1) Acorns - To help you get into saving and investing money.

Acorns is a micro-investing app that lets you build an investment portfolio of different combinations of stocks and bonds, without any commissions or account minimums. It seems like the hope is that they can pull in people who aren't adept investors, but who would use technology to manage their cash. Millenials come to mind. They save money at a higher rate than Baby Boomers did at their age, but they aren't on top of investing in stocks. This app makes investing easy, accessible, and it has one killer feature,which is that the app will take the change off each purchase and put it in your account and invest it for you. 

So, if you spend 3.50 on an ice cream, it’ll take fifty cents and put it in your Acorns account and that goes into the money that they invest for you. So, the idea is that you’re saving without trying too hard.

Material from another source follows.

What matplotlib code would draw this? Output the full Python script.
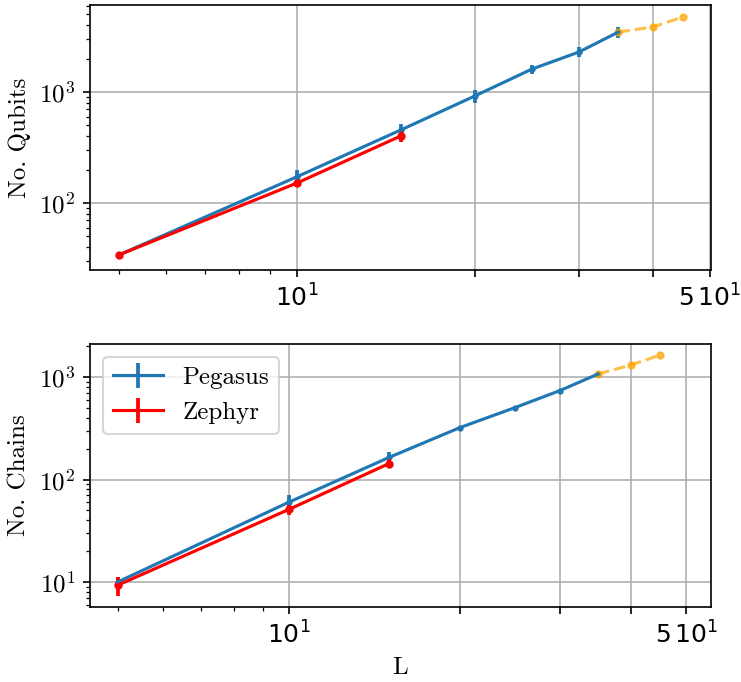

However, even though you're saving money, this money is still being invested in places like the stock market, so if the market tanks, you could lose some cash. And depending on what your tolerance for risk is, you can choose more aggressive or less aggressive portfolios. Honestly, all of the fees associated with this app are similar to other brokerage services, so your probably not saving much money there, but a lot of people seem to be getting behind the convenience. Also, of course, you assume some risk by sharing and accessing your money online.

2) Worry Watch - To help you keep track of your worries, and to keep them in perspective.

When you're stressed out, or anxious, you open up the app and put in information, including, what you're anxious about, when the worrying started, the context of the worry, and eventually, the outcome of the worry

The idea is that by logging your every day worries you can keep track of the different things that you're stressed about and figure out the patterns, and when you look back on the outcome of your different worries - you'll regularly see - and I speak from personal experience - that the outcomes were either pretty neutral, or not nearly as bad as you thought that they were going to be at the time.

The downside to this app and every health app that you have to constantly enter information is that there's little incentive to do so over and over... and really it just takes up a lot of time. But if you were diligent about it, it seems like it could be an effective anxiety journal.

3) Bike Shield - To help you avoid getting hit by cars while on a bike or a motorcycle.

I've been hit by cars quite a few times, all when I was just riding along in a straight line in a bike lane or a back country road. The drivers all claimed that they hadn't seen me, so when I heard about this app I got excited.

If you're on a bike or a motorcycle, and you have the app installed, and a driver nearby has the app installed, it'll alert the driver to your approach. The company claims that it's about 5-10 seconds before they can even see you.

The problem's clear... that everyone everywhere would have to download this for it to be effective.